1. The repo agent may not breach the peace. This means the repo agent can’t:
- Forcibly remove you from the car
- Stop you while you’re driving
- Pretend to be a law enforcement agent, or
- Break into your closed garage to get the car
Any of these things may be a violation of the law and the lender and repo agent could be liable to pay you damages.
2. They can’t repo your car when you’re not in default. Your financing contract should describe what is a default on the loan and what isn’t. Simply, your car can’t be repossessed if it’s not in default. But it gets a little more tricky. If the lender has continued to accept payments after an earlier default, it may not repossess the car unless it gives you written notice that it will no longer accept payments.
3. They have to give you written notice of what’s going on. If your lender repossesses your car, before selling the collateral it has to give you written notice of when, where and how the car will be sold. In addition, it has to notify you how much money you would need to pay to get the car back anytime before it is sold.

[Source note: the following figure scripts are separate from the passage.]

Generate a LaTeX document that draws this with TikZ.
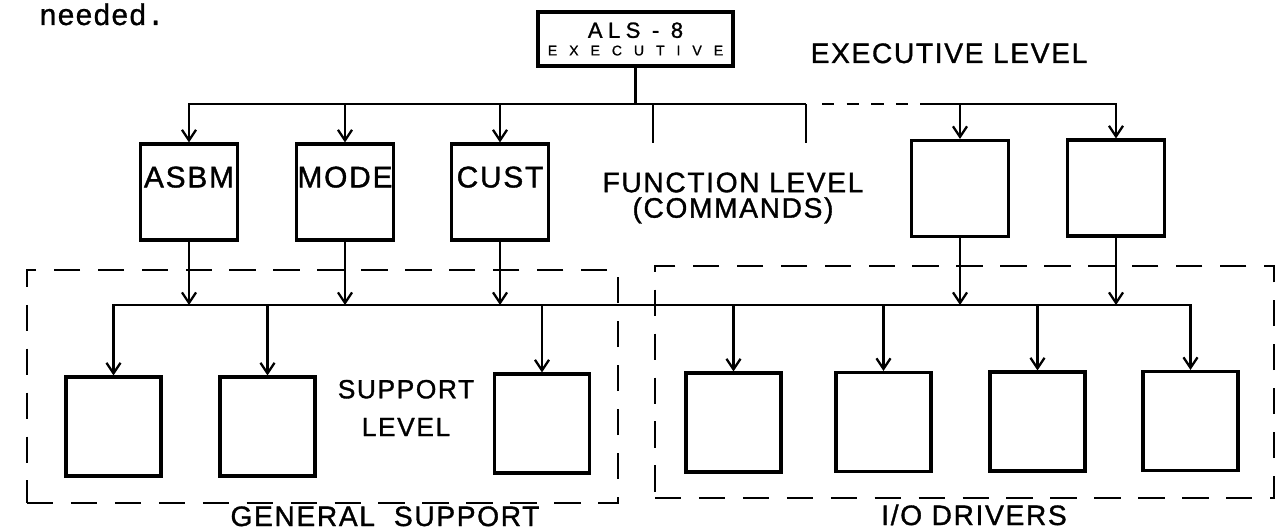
\documentclass[tikz,border=0pt]{standalone}
\usepackage{fontspec}
\usepackage{tikz}
\usetikzlibrary{arrows.meta}
\newfontfamily\hand[LetterSpace=6,FakeBold=1.2]{Liberation Sans}
\newfontfamily\handwide[LetterSpace=25,FakeBold=1.2]{Liberation Sans}
\newfontfamily\handwider[LetterSpace=85,FakeBold=1]{Liberation Sans}
\newfontfamily\typer[FakeBold=0.8]{Liberation Mono}

\begin{document}
\begin{tikzpicture}[x=0.02cm, y=-0.02cm, line width=1.3pt,
    >={Straight Barb[length=6pt,width=8pt]},
    modbox/.style={draw, line width=1.8pt, inner sep=0pt, minimum width=1.94cm, minimum height=1.92cm},
    subbox/.style={draw, line width=1.8pt, inner sep=0pt, minimum width=1.9cm, minimum height=1.98cm},
    grp/.style={draw, line width=1.2pt, dash pattern=on 15pt off 10pt, inner sep=0pt},
    lvl/.style={font=\hand\fontsize{16}{15}\selectfont, align=center, inner sep=0pt},
    boxtext/.style={font=\hand\fontsize{17}{17}\selectfont, anchor=base, yshift=-0.9cm, inner sep=0pt}]
    \useasboundingbox (0,0) rectangle (1284,530);

    \node[anchor=base west, inner sep=0pt, font=\typer\fontsize{17}{18}\selectfont] (needed) at (38,25) {needed.};

    % executive level
    \node[draw, line width=1.8pt, inner sep=0pt, minimum width=3.9cm, minimum height=1.08cm,
          align=center, font=\fontsize{8}{11}\selectfont] (exec) at (635.5,39)
        {{\handwide\fontsize{12.5}{14}\selectfont ALS - 8}\\[-1pt]{\handwider\fontsize{8}{10}\selectfont EXECUTIVE}};
    \node[lvl, anchor=base] (execlvl) at (949,63) {EXECUTIVE LEVEL};

    % function level (commands)
    \node[modbox, label={[boxtext]north:ASBM}] (asbm) at (189,192) {};
    \node[modbox, label={[boxtext]north:MODE}] (mode) at (345,192) {};
    \node[modbox, label={[boxtext]north:CUST}] (cust) at (500,192) {};
    \node[modbox] (fnA) at (960,188.5) {};
    \node[modbox] (fnB) at (1116,188) {};
    \node[lvl, font=\hand\fontsize{16}{14.5}\selectfont] (fnlvl) at (733,198) {FUNCTION LEVEL\\(COMMANDS)};

    % support level and drivers
    \node[subbox] (supA) at (113.5,426.5) {};
    \node[subbox] (supB) at (267.5,426.5) {};
    \node[subbox] (supC) at (542,423.5) {};
    \node[subbox] (ioA) at (733.5,422.5) {};
    \node[subbox] (ioB) at (883.5,422) {};
    \node[subbox] (ioC) at (1037.5,421.5) {};
    \node[subbox] (ioD) at (1190.5,421) {};
    \node[lvl, font=\hand\fontsize{15}{21.5}\selectfont] (suplvl) at (406,408) {SUPPORT\\LEVEL};

    % groups
    \node[grp, minimum width=11.82cm, minimum height=4.66cm] (gensup) at (322.5,386.5) {};
    \node[grp, minimum width=12.38cm, minimum height=4.64cm] (iodrv) at (964.5,382) {};
    \node[lvl, anchor=base] (gensupname) at (385,526) {GENERAL\ \ SUPPORT};
    \node[lvl, anchor=base] (iodrvname) at (974,525) {I/O DRIVERS};

    % top bus
    \coordinate (tbus) at (0,104);
    \coordinate (stubA) at (653,143);
    \coordinate (stubB) at (806,143);
    \coordinate (dashstart) at (822,104);
    \coordinate (dashend) at (924,104);
    \draw (exec.south) -- (exec.south |- tbus);
    \draw[<-] (asbm.north) |- (stubB |- tbus);
    \draw[dash pattern=on 7pt off 7pt] (dashstart) -- (dashend);
    \draw[->] (dashend) -| (fnB.north);
    \foreach \b in {mode,cust,fnA}
        \draw[->] (\b.north |- tbus) -- (\b.north);
    \foreach \c in {stubA,stubB}
        \draw (\c |- tbus) -- (\c);

    % lower bus
    \coordinate (lbus) at (0,305);
    \foreach \b in {asbm,mode,cust,fnA,fnB}
        \draw[->] (\b.south) -- (\b.south |- lbus);
    \draw[<->] (supA.north) |- (ioD.north |- lbus) -- (ioD.north);
    \foreach \b in {supB,supC,ioA,ioB,ioC}
        \draw[->] (\b.north |- lbus) -- (\b.north);
\end{tikzpicture}
\end{document}
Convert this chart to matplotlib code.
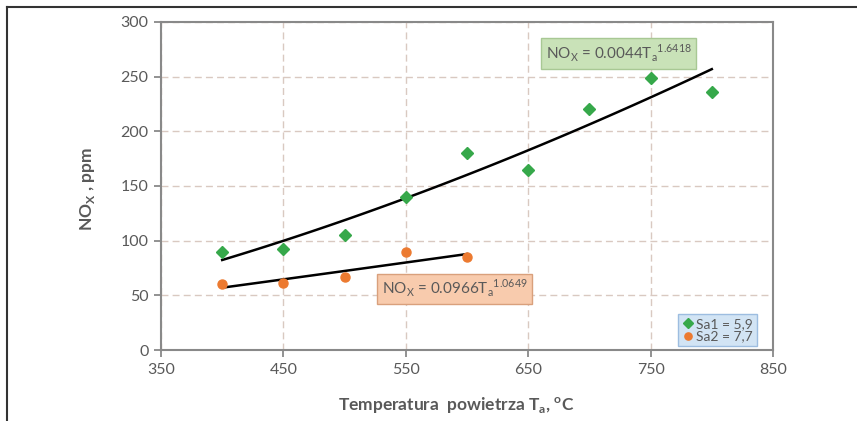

After a repossession, the lender must send you a notice stating how much the collateral was sold for, and containing a calculation of any amount the consumer is due back from the sale (after deducting the loan amont) or how much the consumer owes (the legal term is a deficiency). It’s important to remember that a lender cannot collect a deficiency from you if it has not sent you notice of how your deficiency was calculated.
If your car has been repossessed, save originals of all your paperwork and call a consumer attorney who can notify you of your rights.